- _WHAT THIS TASK INVOLVES_
Print exactly the lines from the first one down to the line containing "fig = go.Figure()", both ends included, with no pictures and nothing else.
══════════════════════════════
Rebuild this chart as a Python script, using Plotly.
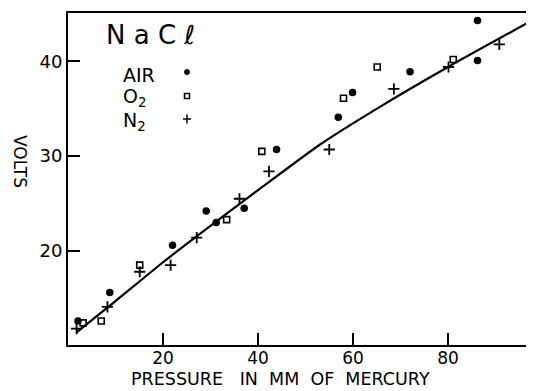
import plotly.graph_objects as go

# ---- data ----
air_x = [2.1, 8.8, 22.0, 29.1, 31.2, 37.1, 43.9, 56.9, 59.9, 72.0, 86.2, 86.2]
air_y = [12.6, 15.6, 20.6, 24.2, 23.0, 24.5, 30.7, 34.1, 36.7, 38.9, 44.3, 40.1]

o2_x = [3.2, 7.0, 15.1, 33.4, 40.8, 58.0, 65.1, 81.1]
o2_y = [12.4, 12.6, 18.5, 23.3, 30.5, 36.1, 39.4, 40.2]

n2_x = [1.8, 8.3, 15.1, 21.6, 27.1, 36.1, 42.3, 55.0, 68.6, 80.1, 90.8]
n2_y = [11.8, 14.1, 17.8, 18.5, 21.4, 25.5, 28.4, 30.7, 37.1, 39.4, 41.8]

fit_x = [1.8, 10, 20, 27, 40, 53, 66, 80, 98]
fit_y = [11.4, 14.7, 18.8, 21.5, 26.4, 31.2, 35.3, 39.4, 44.4]

x_ticks = [20, 40, 60, 80]
y_ticks = [20, 30, 40]

# ---- layout geometry (pixels) ----
# the page body has an 8px default margin, so the figure is offset by 8px
OFF = 8
W, H = 534 - OFF, 391 - OFF
L, R, T = 68 - OFF, 0, 13 - OFF
B = H - (345 - OFF)
PW, PH = W - L - R, H - T - B


def paper(px, py):
    """screenshot pixel -> paper coordinates"""
    px -= OFF
    py -= OFF
    return (px - L) / PW, (H - B - py) / PH


FONT = "DejaVu Sans"
fig = go.Figure()

fig.add_trace(go.Scatter(x=fit_x, y=fit_y, mode="lines",
                         line=dict(color="black", width=2.2, shape="spline", smoothing=0.6),
                         hoverinfo="skip", showlegend=False))
fig.add_trace(go.Scatter(x=air_x, y=air_y, mode="markers", name="AIR",
                         marker=dict(symbol="circle", size=7.5, color="black"),
                         showlegend=False))
fig.add_trace(go.Scatter(x=o2_x, y=o2_y, mode="markers", name="O2",
                         marker=dict(symbol="square-open", size=6, color="black",
                                     line=dict(width=1.6, color="black")),
                         showlegend=False))
fig.add_trace(go.Scatter(x=n2_x, y=n2_y, mode="markers", name="N2",
                         marker=dict(symbol="cross-thin", size=8, color="black",
                                     line=dict(width=1.8, color="black")),
                         showlegend=False))

annotations = []
shapes = []

# title NaCl
x0, y0 = paper(104, 35)
annotations.append(dict(x=x0, y=y0, xref="paper", yref="paper", xanchor="left", yanchor="middle",
                        text="N a C ℓ", showarrow=False,
                        font=dict(family=FONT, size=26, color="black")))

# legend texts
for label, py in [("AIR", 75), ("O<sub>2</sub>", 98), ("N<sub>2</sub>", 121)]:
    ax, ay = paper(121, py)
    annotations.append(dict(x=ax, y=ay, xref="paper", yref="paper", xanchor="left", yanchor="middle",
                            text=label, showarrow=False,
                            font=dict(family=FONT, size=19, color="black")))

# legend keys
kx, ky = paper(187, 72)
shapes.append(dict(type="circle", xref="paper", yref="paper", xsizemode="pixel", ysizemode="pixel",
                   xanchor=kx, yanchor=ky, x0=-2.5, x1=2.5, y0=-2.5, y1=2.5,
                   fillcolor="black", line=dict(color="black", width=1)))
kx, ky = paper(187, 96)
shapes.append(dict(type="rect", xref="paper", yref="paper", xsizemode="pixel", ysizemode="pixel",
                   xanchor=kx, yanchor=ky, x0=-2.5, x1=2.5, y0=-2.5, y1=2.5,
                   line=dict(color="black", width=1.5)))
kx, ky = paper(187, 119)
shapes.append(dict(type="line", xref="paper", yref="paper", xsizemode="pixel", ysizemode="pixel",
                   xanchor=kx, yanchor=ky, x0=-4, x1=4, y0=0, y1=0,
                   line=dict(color="black", width=1.5)))
shapes.append(dict(type="line", xref="paper", yref="paper", xsizemode="pixel", ysizemode="pixel",
                   xanchor=kx, yanchor=ky, x0=0, x1=0, y0=-4.5, y1=4.5,
                   line=dict(color="black", width=1.5)))

# axis titles
ax, ay = paper(280, 391)
annotations.append(dict(x=ax, y=ay, xref="paper", yref="paper", xanchor="center", yanchor="bottom",
                        text="PRESSURE   IN  MM  OF  MERCURY", showarrow=False,
                        font=dict(family=FONT, size=17.5, color="black")))
ax, ay = paper(20, 161)
annotations.append(dict(x=ax, y=ay, xref="paper", yref="paper", xanchor="center", yanchor="middle",
                        text="VOLTS", textangle=90, showarrow=False,
                        font=dict(family=FONT, size=17, color="black")))

fig.update_layout(
    width=W, height=H,
    margin=dict(l=L, r=R, t=T, b=B, pad=0),
    paper_bgcolor="white", plot_bgcolor="white",
    showlegend=False,
    annotations=annotations,
    shapes=shapes,
    xaxis=dict(range=[0, 98.1], tickvals=x_ticks, ticktext=[str(v) for v in x_ticks],
               showgrid=False, zeroline=False,
               showline=True, linecolor="black", linewidth=2, mirror=True,
               ticks="inside", ticklen=12, tickwidth=2, tickcolor="black",
               ticklabelstandoff=-3,
               tickfont=dict(family=FONT, size=17, color="black")),
    yaxis=dict(range=[10.07, 45.1], tickvals=y_ticks, ticktext=[str(v) for v in y_ticks],
               showgrid=False, zeroline=False,
               showline=True, linecolor="black", linewidth=2, mirror=False,
               ticks="inside", ticklen=12, tickwidth=2, tickcolor="black",
               tickfont=dict(family=FONT, size=18, color="black")),
)

fig.write_html("out.html")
══════════════════════════════
- _TASK SOLUTION_
Rebuild this chart as a Python script, using Plotly.
import plotly.graph_objects as go

# ---- data ----
air_x = [2.1, 8.8, 22.0, 29.1, 31.2, 37.1, 43.9, 56.9, 59.9, 72.0, 86.2, 86.2]
air_y = [12.6, 15.6, 20.6, 24.2, 23.0, 24.5, 30.7, 34.1, 36.7, 38.9, 44.3, 40.1]

o2_x = [3.2, 7.0, 15.1, 33.4, 40.8, 58.0, 65.1, 81.1]
o2_y = [12.4, 12.6, 18.5, 23.3, 30.5, 36.1, 39.4, 40.2]

n2_x = [1.8, 8.3, 15.1, 21.6, 27.1, 36.1, 42.3, 55.0, 68.6, 80.1, 90.8]
n2_y = [11.8, 14.1, 17.8, 18.5, 21.4, 25.5, 28.4, 30.7, 37.1, 39.4, 41.8]

fit_x = [1.8, 10, 20, 27, 40, 53, 66, 80, 98]
fit_y = [11.4, 14.7, 18.8, 21.5, 26.4, 31.2, 35.3, 39.4, 44.4]

x_ticks = [20, 40, 60, 80]
y_ticks = [20, 30, 40]

# ---- layout geometry (pixels) ----
# the page body has an 8px default margin, so the figure is offset by 8px
OFF = 8
W, H = 534 - OFF, 391 - OFF
L, R, T = 68 - OFF, 0, 13 - OFF
B = H - (345 - OFF)
PW, PH = W - L - R, H - T - B


def paper(px, py):
    """screenshot pixel -> paper coordinates"""
    px -= OFF
    py -= OFF
    return (px - L) / PW, (H - B - py) / PH


FONT = "DejaVu Sans"
fig = go.Figure()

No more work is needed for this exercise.